Marsh Investment Corporation v. John Langford, Pontchartrain State Bank v. William M. Justice, Clerk of Court, Etc.

652 F.2d 583 | 5th Cir. | 1981

Lead Opinion

PER CURIAM:

The summary judgment in favor of the Marsh Investment Corporation is AFFIRMED on the basis of the district court’s memorandum opinion, 490 F.Supp. 1320, entered June 3, 1980, United States District Court, Eastern District of Louisiana, Civil Action No. 79-2020, Section “E”.

The district court correctly concluded that the Pontchartrain State Bank’s third-party demand against the underwriters was a “separate and independent” cause of action that was joined with non-removable actions, so that the entire case filed in state court was properly removed to federal court. 28 U.S.C. § 1441(c); Carl Heck Engineers, Inc. v.

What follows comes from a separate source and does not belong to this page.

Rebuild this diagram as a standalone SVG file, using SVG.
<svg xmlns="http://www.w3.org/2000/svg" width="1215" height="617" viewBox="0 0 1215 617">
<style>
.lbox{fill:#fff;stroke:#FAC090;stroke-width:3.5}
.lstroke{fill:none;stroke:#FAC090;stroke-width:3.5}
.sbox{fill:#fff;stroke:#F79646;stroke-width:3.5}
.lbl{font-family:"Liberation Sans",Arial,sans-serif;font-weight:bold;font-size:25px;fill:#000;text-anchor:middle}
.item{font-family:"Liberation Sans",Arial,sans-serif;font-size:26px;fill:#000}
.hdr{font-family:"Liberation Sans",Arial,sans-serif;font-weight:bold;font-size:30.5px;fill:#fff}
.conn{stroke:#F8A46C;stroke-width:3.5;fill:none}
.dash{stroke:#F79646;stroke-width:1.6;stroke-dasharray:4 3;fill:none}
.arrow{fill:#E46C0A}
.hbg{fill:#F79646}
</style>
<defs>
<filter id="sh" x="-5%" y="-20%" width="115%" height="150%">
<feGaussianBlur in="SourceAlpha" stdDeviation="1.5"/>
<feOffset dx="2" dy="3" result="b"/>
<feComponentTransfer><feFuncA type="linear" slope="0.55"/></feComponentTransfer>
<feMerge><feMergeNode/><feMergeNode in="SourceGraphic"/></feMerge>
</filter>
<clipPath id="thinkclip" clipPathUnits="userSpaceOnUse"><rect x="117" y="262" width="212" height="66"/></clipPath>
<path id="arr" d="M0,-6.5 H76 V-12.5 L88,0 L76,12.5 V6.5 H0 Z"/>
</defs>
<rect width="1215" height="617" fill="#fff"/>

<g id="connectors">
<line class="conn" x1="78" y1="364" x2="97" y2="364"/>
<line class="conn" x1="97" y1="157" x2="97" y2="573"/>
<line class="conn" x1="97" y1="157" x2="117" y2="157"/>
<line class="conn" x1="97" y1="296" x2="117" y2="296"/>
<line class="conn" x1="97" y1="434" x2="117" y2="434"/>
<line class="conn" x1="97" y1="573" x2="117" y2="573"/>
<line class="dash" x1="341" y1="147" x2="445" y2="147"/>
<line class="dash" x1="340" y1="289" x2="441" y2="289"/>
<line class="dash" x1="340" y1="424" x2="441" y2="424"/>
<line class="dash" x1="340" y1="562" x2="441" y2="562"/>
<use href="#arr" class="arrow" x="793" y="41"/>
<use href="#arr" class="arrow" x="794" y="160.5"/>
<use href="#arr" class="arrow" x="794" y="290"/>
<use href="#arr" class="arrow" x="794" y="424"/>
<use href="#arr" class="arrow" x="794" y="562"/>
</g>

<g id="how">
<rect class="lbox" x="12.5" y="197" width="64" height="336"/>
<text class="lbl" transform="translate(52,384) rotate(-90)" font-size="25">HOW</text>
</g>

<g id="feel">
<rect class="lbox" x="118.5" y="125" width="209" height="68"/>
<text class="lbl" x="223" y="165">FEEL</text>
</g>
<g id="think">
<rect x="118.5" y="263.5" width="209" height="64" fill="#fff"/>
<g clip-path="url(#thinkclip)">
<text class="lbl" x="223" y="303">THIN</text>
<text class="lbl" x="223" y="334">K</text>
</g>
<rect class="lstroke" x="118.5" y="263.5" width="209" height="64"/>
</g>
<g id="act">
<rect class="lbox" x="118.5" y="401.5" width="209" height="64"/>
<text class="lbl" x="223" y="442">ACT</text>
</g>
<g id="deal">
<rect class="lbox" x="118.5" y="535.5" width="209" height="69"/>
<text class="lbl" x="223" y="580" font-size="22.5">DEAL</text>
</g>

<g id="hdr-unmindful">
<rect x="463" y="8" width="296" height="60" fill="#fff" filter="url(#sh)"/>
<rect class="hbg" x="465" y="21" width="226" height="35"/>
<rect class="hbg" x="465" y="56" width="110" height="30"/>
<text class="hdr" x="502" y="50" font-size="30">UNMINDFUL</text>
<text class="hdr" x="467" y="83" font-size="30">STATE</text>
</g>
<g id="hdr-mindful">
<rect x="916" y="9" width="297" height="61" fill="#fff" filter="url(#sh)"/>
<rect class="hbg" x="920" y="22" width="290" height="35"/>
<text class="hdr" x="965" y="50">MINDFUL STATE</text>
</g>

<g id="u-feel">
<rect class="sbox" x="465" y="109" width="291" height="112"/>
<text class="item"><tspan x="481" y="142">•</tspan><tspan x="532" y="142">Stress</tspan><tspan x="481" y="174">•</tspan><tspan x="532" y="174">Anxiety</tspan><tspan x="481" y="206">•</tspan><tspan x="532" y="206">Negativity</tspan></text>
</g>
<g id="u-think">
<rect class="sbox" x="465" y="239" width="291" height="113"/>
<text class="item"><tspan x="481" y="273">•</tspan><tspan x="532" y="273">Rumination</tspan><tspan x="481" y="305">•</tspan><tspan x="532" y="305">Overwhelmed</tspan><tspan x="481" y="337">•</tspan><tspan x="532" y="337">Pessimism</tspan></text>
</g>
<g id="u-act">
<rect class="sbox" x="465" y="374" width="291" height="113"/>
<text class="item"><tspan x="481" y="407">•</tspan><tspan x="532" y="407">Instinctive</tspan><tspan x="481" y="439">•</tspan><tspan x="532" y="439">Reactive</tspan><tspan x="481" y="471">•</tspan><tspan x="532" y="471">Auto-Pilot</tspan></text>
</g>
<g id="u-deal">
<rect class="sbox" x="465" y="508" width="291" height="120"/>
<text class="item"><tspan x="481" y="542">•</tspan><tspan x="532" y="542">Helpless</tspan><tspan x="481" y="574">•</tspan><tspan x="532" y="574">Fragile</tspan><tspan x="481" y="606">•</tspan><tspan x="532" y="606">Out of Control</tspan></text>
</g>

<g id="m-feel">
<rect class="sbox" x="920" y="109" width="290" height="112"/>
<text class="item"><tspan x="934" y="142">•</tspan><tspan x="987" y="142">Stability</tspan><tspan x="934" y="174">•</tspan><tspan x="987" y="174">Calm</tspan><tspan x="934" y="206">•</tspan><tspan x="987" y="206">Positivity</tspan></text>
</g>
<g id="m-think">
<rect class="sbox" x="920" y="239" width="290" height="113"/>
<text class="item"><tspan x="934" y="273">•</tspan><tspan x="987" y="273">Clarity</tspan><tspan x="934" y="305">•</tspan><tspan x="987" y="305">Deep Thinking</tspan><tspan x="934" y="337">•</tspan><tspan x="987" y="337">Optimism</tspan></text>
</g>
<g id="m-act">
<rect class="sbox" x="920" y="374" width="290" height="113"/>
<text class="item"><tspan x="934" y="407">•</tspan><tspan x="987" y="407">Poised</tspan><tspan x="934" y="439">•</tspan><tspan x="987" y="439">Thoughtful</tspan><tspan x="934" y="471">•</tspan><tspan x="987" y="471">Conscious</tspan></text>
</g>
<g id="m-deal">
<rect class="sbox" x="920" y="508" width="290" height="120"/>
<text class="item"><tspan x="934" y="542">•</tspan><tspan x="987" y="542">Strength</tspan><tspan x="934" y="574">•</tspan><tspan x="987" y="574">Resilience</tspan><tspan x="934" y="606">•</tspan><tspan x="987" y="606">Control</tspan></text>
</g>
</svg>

Lafourche Parish Police Jury, 622 F.2d 133 (5th Cir. 1980). We are of the further opinion that the district court did not abuse its discretion in not remanding the non-removal actions at the time remand was requested, for the reasons more fully stated in the district court’s opinion of July 30, 1980. See Marsh Investment Corporation v. Langford, 494 F.Supp. 344 (E.D. La.1980).1 Nor can we find any abuse of discretion in the district court’s grant of Rule 54(b) certification in the entry of the summary judgment. See Curtis-Wright Corporation v. General Electric Company, 446 U.S. 1, 9, 100 S.Ct. 1460, 1466-67, 64 L.Ed.2d 1 (1980).

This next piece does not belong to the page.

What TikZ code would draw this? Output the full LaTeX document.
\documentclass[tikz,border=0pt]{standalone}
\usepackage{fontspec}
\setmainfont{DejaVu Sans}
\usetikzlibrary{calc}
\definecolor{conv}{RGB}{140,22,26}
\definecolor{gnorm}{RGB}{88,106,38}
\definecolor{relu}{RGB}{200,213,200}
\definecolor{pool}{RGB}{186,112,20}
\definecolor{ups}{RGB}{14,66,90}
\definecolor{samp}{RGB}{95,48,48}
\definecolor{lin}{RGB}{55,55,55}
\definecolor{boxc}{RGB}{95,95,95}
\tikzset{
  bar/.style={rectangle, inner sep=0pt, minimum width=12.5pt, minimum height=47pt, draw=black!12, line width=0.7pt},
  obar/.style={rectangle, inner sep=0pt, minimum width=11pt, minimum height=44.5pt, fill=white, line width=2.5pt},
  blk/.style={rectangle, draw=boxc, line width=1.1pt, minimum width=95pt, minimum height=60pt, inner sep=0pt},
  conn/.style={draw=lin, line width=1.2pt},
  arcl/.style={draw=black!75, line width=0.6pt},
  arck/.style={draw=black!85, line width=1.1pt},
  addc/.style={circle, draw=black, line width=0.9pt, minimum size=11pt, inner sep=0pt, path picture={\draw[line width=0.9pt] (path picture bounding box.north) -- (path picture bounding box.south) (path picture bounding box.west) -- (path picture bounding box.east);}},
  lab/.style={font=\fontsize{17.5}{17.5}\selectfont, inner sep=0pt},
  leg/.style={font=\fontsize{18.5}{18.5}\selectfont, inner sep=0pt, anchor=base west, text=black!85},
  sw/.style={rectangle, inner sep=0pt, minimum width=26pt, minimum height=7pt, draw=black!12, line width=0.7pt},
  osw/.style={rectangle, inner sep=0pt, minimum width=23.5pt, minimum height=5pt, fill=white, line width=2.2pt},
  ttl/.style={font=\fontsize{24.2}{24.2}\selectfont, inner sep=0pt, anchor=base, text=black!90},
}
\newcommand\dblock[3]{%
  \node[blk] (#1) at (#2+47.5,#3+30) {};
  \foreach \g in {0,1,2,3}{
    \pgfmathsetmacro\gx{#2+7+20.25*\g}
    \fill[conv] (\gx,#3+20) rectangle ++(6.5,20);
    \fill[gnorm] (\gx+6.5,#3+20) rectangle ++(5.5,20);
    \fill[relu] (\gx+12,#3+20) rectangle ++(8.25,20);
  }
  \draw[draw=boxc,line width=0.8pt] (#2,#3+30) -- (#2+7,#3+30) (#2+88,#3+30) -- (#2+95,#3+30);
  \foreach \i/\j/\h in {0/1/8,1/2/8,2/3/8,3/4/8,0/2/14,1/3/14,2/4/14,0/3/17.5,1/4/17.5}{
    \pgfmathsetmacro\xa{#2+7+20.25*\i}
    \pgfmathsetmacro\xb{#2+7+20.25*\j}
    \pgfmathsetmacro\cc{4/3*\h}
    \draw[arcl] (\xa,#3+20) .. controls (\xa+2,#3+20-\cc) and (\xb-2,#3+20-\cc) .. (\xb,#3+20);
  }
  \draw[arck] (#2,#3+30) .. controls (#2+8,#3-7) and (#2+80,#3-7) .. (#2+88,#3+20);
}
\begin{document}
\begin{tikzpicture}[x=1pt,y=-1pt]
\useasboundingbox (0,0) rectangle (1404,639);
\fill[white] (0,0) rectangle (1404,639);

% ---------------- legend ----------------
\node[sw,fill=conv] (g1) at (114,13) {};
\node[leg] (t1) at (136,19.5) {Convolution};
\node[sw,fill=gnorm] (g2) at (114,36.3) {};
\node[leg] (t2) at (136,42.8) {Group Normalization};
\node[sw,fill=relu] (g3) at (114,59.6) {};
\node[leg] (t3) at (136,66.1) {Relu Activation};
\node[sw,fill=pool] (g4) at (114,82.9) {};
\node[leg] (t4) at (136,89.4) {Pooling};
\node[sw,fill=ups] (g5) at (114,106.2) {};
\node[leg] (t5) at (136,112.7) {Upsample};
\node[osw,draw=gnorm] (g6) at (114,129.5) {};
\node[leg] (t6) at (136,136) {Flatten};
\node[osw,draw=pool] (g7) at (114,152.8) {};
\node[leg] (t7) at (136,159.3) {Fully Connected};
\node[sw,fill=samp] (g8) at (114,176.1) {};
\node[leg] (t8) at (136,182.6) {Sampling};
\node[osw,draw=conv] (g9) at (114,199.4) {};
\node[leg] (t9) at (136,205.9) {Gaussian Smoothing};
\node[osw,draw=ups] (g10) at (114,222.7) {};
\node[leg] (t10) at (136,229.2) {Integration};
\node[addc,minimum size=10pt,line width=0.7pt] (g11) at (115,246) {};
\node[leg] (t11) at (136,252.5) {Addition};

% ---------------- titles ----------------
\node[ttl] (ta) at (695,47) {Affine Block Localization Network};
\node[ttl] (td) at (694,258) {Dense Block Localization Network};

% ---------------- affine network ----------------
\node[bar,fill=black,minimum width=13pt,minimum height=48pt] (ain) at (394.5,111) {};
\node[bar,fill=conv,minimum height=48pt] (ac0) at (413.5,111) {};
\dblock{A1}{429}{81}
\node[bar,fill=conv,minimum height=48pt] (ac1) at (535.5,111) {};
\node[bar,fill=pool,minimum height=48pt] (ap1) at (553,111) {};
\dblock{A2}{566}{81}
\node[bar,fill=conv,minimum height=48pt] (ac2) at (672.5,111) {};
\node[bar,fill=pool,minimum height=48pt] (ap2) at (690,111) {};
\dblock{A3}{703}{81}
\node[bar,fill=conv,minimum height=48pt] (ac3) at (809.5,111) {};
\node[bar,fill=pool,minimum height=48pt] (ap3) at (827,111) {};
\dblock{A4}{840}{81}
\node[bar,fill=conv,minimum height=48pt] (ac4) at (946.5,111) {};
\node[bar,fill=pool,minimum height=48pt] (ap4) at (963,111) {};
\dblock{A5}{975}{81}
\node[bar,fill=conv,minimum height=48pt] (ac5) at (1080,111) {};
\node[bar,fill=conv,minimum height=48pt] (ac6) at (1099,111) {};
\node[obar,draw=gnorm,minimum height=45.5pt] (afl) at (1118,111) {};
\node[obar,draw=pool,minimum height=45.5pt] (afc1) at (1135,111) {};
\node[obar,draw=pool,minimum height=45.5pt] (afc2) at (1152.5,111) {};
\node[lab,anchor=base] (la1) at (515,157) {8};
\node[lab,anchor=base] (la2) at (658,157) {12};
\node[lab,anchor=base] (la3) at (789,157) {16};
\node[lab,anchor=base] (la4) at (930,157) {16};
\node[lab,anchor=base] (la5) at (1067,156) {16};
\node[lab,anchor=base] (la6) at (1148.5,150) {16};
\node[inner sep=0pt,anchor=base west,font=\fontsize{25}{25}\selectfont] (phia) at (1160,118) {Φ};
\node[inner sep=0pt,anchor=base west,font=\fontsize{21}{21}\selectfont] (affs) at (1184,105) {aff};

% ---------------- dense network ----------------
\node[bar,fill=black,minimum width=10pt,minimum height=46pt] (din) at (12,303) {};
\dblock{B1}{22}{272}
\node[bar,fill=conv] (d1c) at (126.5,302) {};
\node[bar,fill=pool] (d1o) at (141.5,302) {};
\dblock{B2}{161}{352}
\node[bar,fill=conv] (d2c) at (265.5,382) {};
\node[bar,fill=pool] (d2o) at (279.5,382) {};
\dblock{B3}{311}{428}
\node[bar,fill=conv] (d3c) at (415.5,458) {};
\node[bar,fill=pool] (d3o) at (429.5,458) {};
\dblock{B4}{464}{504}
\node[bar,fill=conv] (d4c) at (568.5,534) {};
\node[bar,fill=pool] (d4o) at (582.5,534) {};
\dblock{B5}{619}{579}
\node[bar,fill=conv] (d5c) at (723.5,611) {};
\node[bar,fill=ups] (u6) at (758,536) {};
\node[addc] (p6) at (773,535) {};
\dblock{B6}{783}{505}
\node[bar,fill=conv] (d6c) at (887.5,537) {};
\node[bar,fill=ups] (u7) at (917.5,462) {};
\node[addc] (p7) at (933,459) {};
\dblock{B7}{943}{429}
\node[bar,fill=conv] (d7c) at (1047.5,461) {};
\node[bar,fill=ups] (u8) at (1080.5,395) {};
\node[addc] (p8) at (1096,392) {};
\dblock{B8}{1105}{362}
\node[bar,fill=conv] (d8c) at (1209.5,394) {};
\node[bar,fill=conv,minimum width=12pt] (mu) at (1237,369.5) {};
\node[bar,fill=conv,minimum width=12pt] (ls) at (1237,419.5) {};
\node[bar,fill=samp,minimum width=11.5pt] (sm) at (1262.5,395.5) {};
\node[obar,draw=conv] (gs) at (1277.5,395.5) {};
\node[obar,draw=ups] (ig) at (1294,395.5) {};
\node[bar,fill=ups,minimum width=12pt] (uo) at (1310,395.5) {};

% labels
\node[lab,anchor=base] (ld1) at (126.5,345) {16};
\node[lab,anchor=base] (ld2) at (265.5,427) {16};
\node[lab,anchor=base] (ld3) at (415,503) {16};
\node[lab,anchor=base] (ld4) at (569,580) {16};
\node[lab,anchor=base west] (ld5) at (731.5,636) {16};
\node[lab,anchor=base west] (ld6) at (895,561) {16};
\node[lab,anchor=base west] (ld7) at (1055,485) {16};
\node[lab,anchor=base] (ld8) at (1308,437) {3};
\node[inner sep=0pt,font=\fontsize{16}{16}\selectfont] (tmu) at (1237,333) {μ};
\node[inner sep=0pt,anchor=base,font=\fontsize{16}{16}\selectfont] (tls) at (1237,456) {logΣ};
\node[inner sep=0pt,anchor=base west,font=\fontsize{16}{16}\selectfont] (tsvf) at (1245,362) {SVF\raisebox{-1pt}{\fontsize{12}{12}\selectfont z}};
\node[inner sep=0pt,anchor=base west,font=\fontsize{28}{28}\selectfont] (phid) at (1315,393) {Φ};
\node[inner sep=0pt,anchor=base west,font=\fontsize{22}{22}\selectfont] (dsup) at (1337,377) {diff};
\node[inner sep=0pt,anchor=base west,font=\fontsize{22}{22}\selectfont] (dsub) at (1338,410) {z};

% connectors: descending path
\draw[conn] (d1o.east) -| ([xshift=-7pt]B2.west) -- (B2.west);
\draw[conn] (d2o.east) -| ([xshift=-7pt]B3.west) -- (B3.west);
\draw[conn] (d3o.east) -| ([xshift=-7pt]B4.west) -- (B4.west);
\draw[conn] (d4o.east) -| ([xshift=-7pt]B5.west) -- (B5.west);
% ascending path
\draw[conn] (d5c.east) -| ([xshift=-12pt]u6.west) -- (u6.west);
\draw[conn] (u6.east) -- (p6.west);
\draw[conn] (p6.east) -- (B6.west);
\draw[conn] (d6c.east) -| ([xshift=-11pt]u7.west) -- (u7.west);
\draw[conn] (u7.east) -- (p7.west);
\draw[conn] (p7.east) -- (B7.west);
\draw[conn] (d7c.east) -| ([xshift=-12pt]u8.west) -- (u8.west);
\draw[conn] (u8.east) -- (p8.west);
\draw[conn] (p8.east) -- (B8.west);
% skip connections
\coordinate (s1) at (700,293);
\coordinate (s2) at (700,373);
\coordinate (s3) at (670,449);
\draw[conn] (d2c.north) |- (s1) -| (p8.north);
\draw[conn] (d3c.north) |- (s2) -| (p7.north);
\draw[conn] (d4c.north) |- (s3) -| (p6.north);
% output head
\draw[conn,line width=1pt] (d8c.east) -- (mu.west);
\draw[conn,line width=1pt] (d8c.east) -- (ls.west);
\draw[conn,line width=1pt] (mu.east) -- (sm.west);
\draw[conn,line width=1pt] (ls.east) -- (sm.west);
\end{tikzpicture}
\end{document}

Accordingly, we AFFIRM the district court judgment.

AFFIRMED.

. We do not pass upon the timeliness of the motion for remand, since we find no abuse of discretion in denying the motion, if timely. Although a majority of the panel further agree with the additional conclusion of the district court that the final judgment on the summary judgment claim entered pursuant to Rule 54(b) was a “final judgment" within the meaning of 28 U.S.C. 1447(c) — so that the motion to remand as improvidently ruled was not timely, not being “before final judgment” — it is unnecessary to pass upon this issue when, in any event, the refusal to remand was proper.






Concurrence Opinion

CHARLES CLARK, Circuit Judge,

specially concurring:

I concur in the panel’s affirmance of the judgment of the district court and in all of the opinion except the second sentence of footnote 1. Since we are unanimous that it is unnecessary to pass upon the issue of whether this was a “final judgment” within the meaning of 22 U.S.C. § 1447(c), I do not.